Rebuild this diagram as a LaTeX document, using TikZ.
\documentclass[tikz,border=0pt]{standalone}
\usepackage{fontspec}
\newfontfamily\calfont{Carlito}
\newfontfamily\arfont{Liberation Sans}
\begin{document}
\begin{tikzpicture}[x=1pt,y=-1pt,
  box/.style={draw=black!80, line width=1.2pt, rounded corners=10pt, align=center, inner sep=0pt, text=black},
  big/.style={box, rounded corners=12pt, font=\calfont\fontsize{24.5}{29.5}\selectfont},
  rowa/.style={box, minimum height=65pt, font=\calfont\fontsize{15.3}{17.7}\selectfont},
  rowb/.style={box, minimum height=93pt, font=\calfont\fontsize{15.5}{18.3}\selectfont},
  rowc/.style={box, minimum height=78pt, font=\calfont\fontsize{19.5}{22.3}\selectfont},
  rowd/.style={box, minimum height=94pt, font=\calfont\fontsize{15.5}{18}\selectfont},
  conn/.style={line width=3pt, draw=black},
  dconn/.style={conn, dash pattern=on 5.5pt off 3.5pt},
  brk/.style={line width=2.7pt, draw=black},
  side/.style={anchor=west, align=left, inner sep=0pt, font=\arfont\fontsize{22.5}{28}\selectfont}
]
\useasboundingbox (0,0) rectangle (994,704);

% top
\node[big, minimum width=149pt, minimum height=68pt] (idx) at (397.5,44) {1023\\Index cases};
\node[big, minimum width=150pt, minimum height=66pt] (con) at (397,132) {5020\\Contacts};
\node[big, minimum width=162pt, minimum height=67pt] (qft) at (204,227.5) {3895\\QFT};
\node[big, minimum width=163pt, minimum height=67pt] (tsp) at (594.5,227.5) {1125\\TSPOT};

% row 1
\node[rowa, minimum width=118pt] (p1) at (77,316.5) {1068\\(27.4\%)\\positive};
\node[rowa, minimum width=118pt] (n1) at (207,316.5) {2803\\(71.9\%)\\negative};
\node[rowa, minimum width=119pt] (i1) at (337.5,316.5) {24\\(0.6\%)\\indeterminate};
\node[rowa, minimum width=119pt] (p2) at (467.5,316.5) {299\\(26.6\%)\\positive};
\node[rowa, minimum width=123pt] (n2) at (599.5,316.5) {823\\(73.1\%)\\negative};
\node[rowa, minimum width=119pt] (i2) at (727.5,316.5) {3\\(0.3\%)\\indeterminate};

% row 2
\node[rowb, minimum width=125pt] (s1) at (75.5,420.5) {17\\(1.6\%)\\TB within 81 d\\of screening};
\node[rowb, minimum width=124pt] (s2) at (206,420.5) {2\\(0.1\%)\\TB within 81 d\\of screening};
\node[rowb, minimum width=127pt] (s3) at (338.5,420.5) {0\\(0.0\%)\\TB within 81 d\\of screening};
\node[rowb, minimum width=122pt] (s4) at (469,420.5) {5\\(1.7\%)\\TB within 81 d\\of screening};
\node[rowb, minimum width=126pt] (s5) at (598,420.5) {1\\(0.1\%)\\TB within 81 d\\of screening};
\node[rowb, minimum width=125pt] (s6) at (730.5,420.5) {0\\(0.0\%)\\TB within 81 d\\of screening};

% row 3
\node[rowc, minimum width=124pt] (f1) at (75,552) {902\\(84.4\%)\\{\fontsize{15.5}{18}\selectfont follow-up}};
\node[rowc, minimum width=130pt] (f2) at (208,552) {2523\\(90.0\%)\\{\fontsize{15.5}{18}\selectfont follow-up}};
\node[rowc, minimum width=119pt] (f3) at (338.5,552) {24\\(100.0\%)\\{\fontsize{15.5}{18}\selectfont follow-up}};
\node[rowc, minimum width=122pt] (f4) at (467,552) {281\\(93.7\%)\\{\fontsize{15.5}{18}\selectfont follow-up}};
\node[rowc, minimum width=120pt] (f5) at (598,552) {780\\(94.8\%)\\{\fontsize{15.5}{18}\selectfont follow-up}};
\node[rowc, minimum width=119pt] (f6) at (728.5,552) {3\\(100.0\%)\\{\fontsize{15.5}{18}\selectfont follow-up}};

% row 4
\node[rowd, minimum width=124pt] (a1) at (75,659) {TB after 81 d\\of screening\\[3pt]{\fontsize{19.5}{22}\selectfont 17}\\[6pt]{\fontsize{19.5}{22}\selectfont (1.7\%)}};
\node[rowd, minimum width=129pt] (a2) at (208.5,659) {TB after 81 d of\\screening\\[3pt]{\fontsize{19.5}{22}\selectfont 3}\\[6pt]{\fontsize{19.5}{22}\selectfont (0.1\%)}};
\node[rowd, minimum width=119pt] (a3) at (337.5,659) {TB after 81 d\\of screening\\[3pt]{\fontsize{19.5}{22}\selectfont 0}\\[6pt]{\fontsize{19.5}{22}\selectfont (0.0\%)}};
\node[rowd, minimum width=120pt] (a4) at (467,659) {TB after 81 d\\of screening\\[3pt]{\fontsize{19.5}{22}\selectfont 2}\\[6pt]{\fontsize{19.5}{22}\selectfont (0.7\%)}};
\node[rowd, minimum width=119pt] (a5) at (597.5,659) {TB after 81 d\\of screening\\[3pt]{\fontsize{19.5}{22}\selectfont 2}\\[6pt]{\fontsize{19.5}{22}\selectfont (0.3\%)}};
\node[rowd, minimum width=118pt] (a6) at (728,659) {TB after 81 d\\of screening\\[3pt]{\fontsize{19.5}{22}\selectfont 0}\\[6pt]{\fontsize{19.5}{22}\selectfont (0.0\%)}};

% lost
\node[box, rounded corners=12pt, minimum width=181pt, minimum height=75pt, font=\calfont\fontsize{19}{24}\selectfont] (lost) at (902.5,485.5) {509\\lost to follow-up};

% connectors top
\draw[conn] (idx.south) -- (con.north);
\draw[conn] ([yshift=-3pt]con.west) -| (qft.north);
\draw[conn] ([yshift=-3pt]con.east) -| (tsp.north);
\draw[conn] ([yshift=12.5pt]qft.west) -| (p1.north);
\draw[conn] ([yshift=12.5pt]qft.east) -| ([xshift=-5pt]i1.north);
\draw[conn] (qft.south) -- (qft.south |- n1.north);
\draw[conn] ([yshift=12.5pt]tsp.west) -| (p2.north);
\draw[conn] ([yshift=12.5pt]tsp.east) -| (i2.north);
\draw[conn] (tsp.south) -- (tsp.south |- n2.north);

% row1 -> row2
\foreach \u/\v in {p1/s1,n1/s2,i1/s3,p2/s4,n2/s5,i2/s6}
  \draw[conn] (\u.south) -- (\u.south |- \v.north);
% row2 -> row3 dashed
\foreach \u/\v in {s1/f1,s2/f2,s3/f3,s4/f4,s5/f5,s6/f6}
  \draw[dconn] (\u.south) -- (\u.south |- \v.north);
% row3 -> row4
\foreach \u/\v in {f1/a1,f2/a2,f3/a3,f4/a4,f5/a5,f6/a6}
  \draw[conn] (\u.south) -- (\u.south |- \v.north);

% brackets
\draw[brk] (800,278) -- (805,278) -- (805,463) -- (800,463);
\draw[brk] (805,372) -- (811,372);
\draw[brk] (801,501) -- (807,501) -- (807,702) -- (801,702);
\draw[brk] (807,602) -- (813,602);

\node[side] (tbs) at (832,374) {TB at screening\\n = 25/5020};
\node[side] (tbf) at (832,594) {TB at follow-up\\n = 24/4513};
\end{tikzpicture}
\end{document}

▶ [Task directions]
Every line above needs to be retyped exactly.

▶ [Solution to this problem]
Rebuild this diagram as a LaTeX document, using TikZ.
\documentclass[tikz,border=0pt]{standalone}
\usepackage{fontspec}
\newfontfamily\calfont{Carlito}
\newfontfamily\arfont{Liberation Sans}
\begin{document}
\begin{tikzpicture}[x=1pt,y=-1pt,
  box/.style={draw=black!80, line width=1.2pt, rounded corners=10pt, align=center, inner sep=0pt, text=black},
  big/.style={box, rounded corners=12pt, font=\calfont\fontsize{24.5}{29.5}\selectfont},
  rowa/.style={box, minimum height=65pt, font=\calfont\fontsize{15.3}{17.7}\selectfont},
  rowb/.style={box, minimum height=93pt, font=\calfont\fontsize{15.5}{18.3}\selectfont},
  rowc/.style={box, minimum height=78pt, font=\calfont\fontsize{19.5}{22.3}\selectfont},
  rowd/.style={box, minimum height=94pt, font=\calfont\fontsize{15.5}{18}\selectfont},
  conn/.style={line width=3pt, draw=black},
  dconn/.style={conn, dash pattern=on 5.5pt off 3.5pt},
  brk/.style={line width=2.7pt, draw=black},
  side/.style={anchor=west, align=left, inner sep=0pt, font=\arfont\fontsize{22.5}{28}\selectfont}
]
\useasboundingbox (0,0) rectangle (994,704);

% top
\node[big, minimum width=149pt, minimum height=68pt] (idx) at (397.5,44) {1023\\Index cases};
\node[big, minimum width=150pt, minimum height=66pt] (con) at (397,132) {5020\\Contacts};
\node[big, minimum width=162pt, minimum height=67pt] (qft) at (204,227.5) {3895\\QFT};
\node[big, minimum width=163pt, minimum height=67pt] (tsp) at (594.5,227.5) {1125\\TSPOT};

% row 1
\node[rowa, minimum width=118pt] (p1) at (77,316.5) {1068\\(27.4\%)\\positive};
\node[rowa, minimum width=118pt] (n1) at (207,316.5) {2803\\(71.9\%)\\negative};
\node[rowa, minimum width=119pt] (i1) at (337.5,316.5) {24\\(0.6\%)\\indeterminate};
\node[rowa, minimum width=119pt] (p2) at (467.5,316.5) {299\\(26.6\%)\\positive};
\node[rowa, minimum width=123pt] (n2) at (599.5,316.5) {823\\(73.1\%)\\negative};
\node[rowa, minimum width=119pt] (i2) at (727.5,316.5) {3\\(0.3\%)\\indeterminate};

% row 2
\node[rowb, minimum width=125pt] (s1) at (75.5,420.5) {17\\(1.6\%)\\TB within 81 d\\of screening};
\node[rowb, minimum width=124pt] (s2) at (206,420.5) {2\\(0.1\%)\\TB within 81 d\\of screening};
\node[rowb, minimum width=127pt] (s3) at (338.5,420.5) {0\\(0.0\%)\\TB within 81 d\\of screening};
\node[rowb, minimum width=122pt] (s4) at (469,420.5) {5\\(1.7\%)\\TB within 81 d\\of screening};
\node[rowb, minimum width=126pt] (s5) at (598,420.5) {1\\(0.1\%)\\TB within 81 d\\of screening};
\node[rowb, minimum width=125pt] (s6) at (730.5,420.5) {0\\(0.0\%)\\TB within 81 d\\of screening};

% row 3
\node[rowc, minimum width=124pt] (f1) at (75,552) {902\\(84.4\%)\\{\fontsize{15.5}{18}\selectfont follow-up}};
\node[rowc, minimum width=130pt] (f2) at (208,552) {2523\\(90.0\%)\\{\fontsize{15.5}{18}\selectfont follow-up}};
\node[rowc, minimum width=119pt] (f3) at (338.5,552) {24\\(100.0\%)\\{\fontsize{15.5}{18}\selectfont follow-up}};
\node[rowc, minimum width=122pt] (f4) at (467,552) {281\\(93.7\%)\\{\fontsize{15.5}{18}\selectfont follow-up}};
\node[rowc, minimum width=120pt] (f5) at (598,552) {780\\(94.8\%)\\{\fontsize{15.5}{18}\selectfont follow-up}};
\node[rowc, minimum width=119pt] (f6) at (728.5,552) {3\\(100.0\%)\\{\fontsize{15.5}{18}\selectfont follow-up}};

% row 4
\node[rowd, minimum width=124pt] (a1) at (75,659) {TB after 81 d\\of screening\\[3pt]{\fontsize{19.5}{22}\selectfont 17}\\[6pt]{\fontsize{19.5}{22}\selectfont (1.7\%)}};
\node[rowd, minimum width=129pt] (a2) at (208.5,659) {TB after 81 d of\\screening\\[3pt]{\fontsize{19.5}{22}\selectfont 3}\\[6pt]{\fontsize{19.5}{22}\selectfont (0.1\%)}};
\node[rowd, minimum width=119pt] (a3) at (337.5,659) {TB after 81 d\\of screening\\[3pt]{\fontsize{19.5}{22}\selectfont 0}\\[6pt]{\fontsize{19.5}{22}\selectfont (0.0\%)}};
\node[rowd, minimum width=120pt] (a4) at (467,659) {TB after 81 d\\of screening\\[3pt]{\fontsize{19.5}{22}\selectfont 2}\\[6pt]{\fontsize{19.5}{22}\selectfont (0.7\%)}};
\node[rowd, minimum width=119pt] (a5) at (597.5,659) {TB after 81 d\\of screening\\[3pt]{\fontsize{19.5}{22}\selectfont 2}\\[6pt]{\fontsize{19.5}{22}\selectfont (0.3\%)}};
\node[rowd, minimum width=118pt] (a6) at (728,659) {TB after 81 d\\of screening\\[3pt]{\fontsize{19.5}{22}\selectfont 0}\\[6pt]{\fontsize{19.5}{22}\selectfont (0.0\%)}};

% lost
\node[box, rounded corners=12pt, minimum width=181pt, minimum height=75pt, font=\calfont\fontsize{19}{24}\selectfont] (lost) at (902.5,485.5) {509\\lost to follow-up};

% connectors top
\draw[conn] (idx.south) -- (con.north);
\draw[conn] ([yshift=-3pt]con.west) -| (qft.north);
\draw[conn] ([yshift=-3pt]con.east) -| (tsp.north);
\draw[conn] ([yshift=12.5pt]qft.west) -| (p1.north);
\draw[conn] ([yshift=12.5pt]qft.east) -| ([xshift=-5pt]i1.north);
\draw[conn] (qft.south) -- (qft.south |- n1.north);
\draw[conn] ([yshift=12.5pt]tsp.west) -| (p2.north);
\draw[conn] ([yshift=12.5pt]tsp.east) -| (i2.north);
\draw[conn] (tsp.south) -- (tsp.south |- n2.north);

% row1 -> row2
\foreach \u/\v in {p1/s1,n1/s2,i1/s3,p2/s4,n2/s5,i2/s6}
  \draw[conn] (\u.south) -- (\u.south |- \v.north);
% row2 -> row3 dashed
\foreach \u/\v in {s1/f1,s2/f2,s3/f3,s4/f4,s5/f5,s6/f6}
  \draw[dconn] (\u.south) -- (\u.south |- \v.north);
% row3 -> row4
\foreach \u/\v in {f1/a1,f2/a2,f3/a3,f4/a4,f5/a5,f6/a6}
  \draw[conn] (\u.south) -- (\u.south |- \v.north);

% brackets
\draw[brk] (800,278) -- (805,278) -- (805,463) -- (800,463);
\draw[brk] (805,372) -- (811,372);
\draw[brk] (801,501) -- (807,501) -- (807,702) -- (801,702);
\draw[brk] (807,602) -- (813,602);

\node[side] (tbs) at (832,374) {TB at screening\\n = 25/5020};
\node[side] (tbf) at (832,594) {TB at follow-up\\n = 24/4513};
\end{tikzpicture}
\end{document}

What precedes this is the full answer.